The Defence Ministry on Friday began a fresh tendering process to purchase 110 fighter aircraft for the Indian Air Force that is battling a critical problem of depleting squadron strength.
The new Request for Information (RFI) first step in tendering process was issued more than two years after the Defence Ministry canceled a previous tender to purchase 126 combat jets as the Narendra Modi government struck a deal with France to buy 36 Rafale aircraft.
According to the new RFI, 15% of the 110 aircraft (16 jets) would be purchased in a flyaway state and the remaining would have to be manufactured in India by a Strategic Partner or an Indian Production Agency.
Once a commercial agreement is inked, the vendor has to deliver the first batch of 16 jets in 36 to 60 months. The manufacturing, in an Indian plant, should start within 5 years and completed in 12 years.
Global aviation majors evinced keen interest in what would potentially turn out to be a multi-billion dollar deal.
An earlier government preference announced by former defence minister Manohar Parrikar of single engine vendors that put USA Lockheed Martin (F-16) and Swedish major Saab (Grippen) ahead of others in the race, has now been done away by the RFI.
As a result, France's Dassault Aviation, USA's Boeing, Europe's Eurofighter and Russian MiG Corporation can also respond to the tender, effectively restarting what can potentially be Medium Multi-Role Combat Aircraft (MMRCA) competition, Part 2 a fiercely competitive trial process of six combat aircraft that was started by the UPA government to buy 126 jets for the IAF.

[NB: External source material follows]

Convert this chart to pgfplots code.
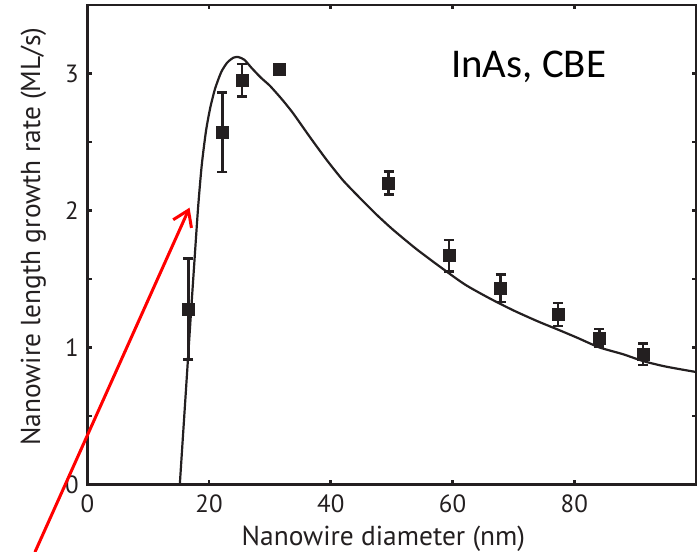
\documentclass[border=0pt]{standalone}
\usepackage{fontspec}
\setmainfont{PT Sans}
\newfontfamily\carlitofont{Carlito}
\usepackage{pgfplots}
\pgfplotsset{compat=1.18}
\usetikzlibrary{arrows.meta}
\definecolor{ink}{HTML}{231F20}
\begin{document}
\begin{tikzpicture}
\useasboundingbox (0,0) rectangle (698bp,552bp);
\begin{axis}[
  at={(87.3bp,67.7bp)}, anchor=south west,
  scale only axis, width=608.7bp, height=479.3bp,
  xmin=0, xmax=100, ymin=0, ymax=3.5,
  clip=false,
  axis line style={line width=2.8bp, ink},
  every tick/.style={line width=2.6bp, ink},
  major tick length=4.5bp,
  tick pos=both, tick align=inside,
  xtick={0,20,40,60,80},
  ytick={0,0.5,1,1.5,2,2.5,3},
  yticklabels={0,,1,,2,,3},
  /pgf/number format/assume math mode=true,
  tick label style={font=\fontsize{25}{29}\selectfont, text=ink, inner sep=0.5bp},
  xticklabel style={yshift=-10bp},
  yticklabel style={xshift=-8bp},
  label style={font=\fontsize{27.5}{31}\selectfont, text=ink},
  xlabel={Nanowire diameter (nm)},
  ylabel={Nanowire length growth rate (ML/s)},
  xlabel style={at={(axis description cs:0.4865,-0.1287)}, anchor=base},
  ylabel style={at={(axis description cs:-0.0777,0.517)}, anchor=base, rotate=0},
]
\addplot[ink, line width=2.2bp, smooth, tension=0.4] coordinates {
(15.2,0) (15.8,0.41) (16.4,0.82) (17.0,1.23) (17.6,1.63) (18.2,2.02)
(18.8,2.33) (19.5,2.58) (20.2,2.75) (21.0,2.89) (22.0,3.01) (23.0,3.08)
(24.0,3.115) (24.8,3.12) (25.8,3.10) (27.0,3.04) (28.5,2.97) (30.0,2.91)
(32.0,2.81) (33.8,2.71) (36.5,2.54) (39.3,2.37) (42.0,2.22) (44.8,2.09)
(47.5,1.97) (50.2,1.86) (54.0,1.72) (57.9,1.59) (62.0,1.46) (66.0,1.36)
(70.0,1.27) (74.0,1.19) (77.3,1.13) (80.5,1.07) (84.1,1.00) (88.0,0.95)
(91.3,0.90) (95.0,0.86) (100,0.82)
};
\addplot[ink, only marks, mark=square*, mark size=6bp,
  mark options={fill=ink, draw=ink, line width=0.5bp},
  error bars/.cd, y dir=both, y explicit,
  error bar style={line width=2.6bp, ink},
  error mark options={line width=2.6bp, mark size=5bp, rotate=90, ink}]
coordinates {
(16.6,1.28) +- (0,0.37)
(22.2,2.57) +- (0,0.29)
(25.4,2.95) +- (0,0.12)
(31.6,3.03) +- (0,0)
(49.5,2.20) +- (0,0.085)
(59.4,1.67) +- (0,0.115)
(67.9,1.43) +- (0,0.10)
(77.3,1.24) +- (0,0.085)
(84.1,1.07) +- (0,0.065)
(91.3,0.95) +- (0,0.08)
};
\node[anchor=base, font=\carlitofont\fontsize{41}{46}\selectfont, text=black] at (axis cs:72.5,2.97) {InAs, CBE};
\draw[red, line width=3bp, -{Straight Barb[length=15bp,width=20bp]}] (axis cs:-8.6,-0.495) -- (axis cs:16.8,2.02);
\end{axis}
\end{tikzpicture}
\end{document}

The Congress-led government, however, couldn't conclude the commercial deal with Dassault Aviation that won the competition.
Subsequently, Parrikar canceled the MMRCA tender in July 2015 after Modi announced his decision to buy 36 Rafale in a government-to-government deal.
IAF sources said fresh evaluation trials would be conducted for the aircraft as the MMRCA trial conducted almost 10 years ago wouldn't hold good any more. In the previous trial, each aircraft was tested on 600 points and they were flown in high-altitude and desert conditions.
Deposing before the Parliamentary Standing Committee on Defence, IAF Vice Chief Air Marshal S B Deo said the force has 31 squadrons but "there is a gap in the force level since induction and de-induction was not commensurate."
Out of the 31 squadron, nearly 10 squadrons are vintage MiG aircraft, which are being phased out. While the first Rafale aircraft is expected in 2019, only two squadrons of the French fighters is not good enough to make up for the deficiency.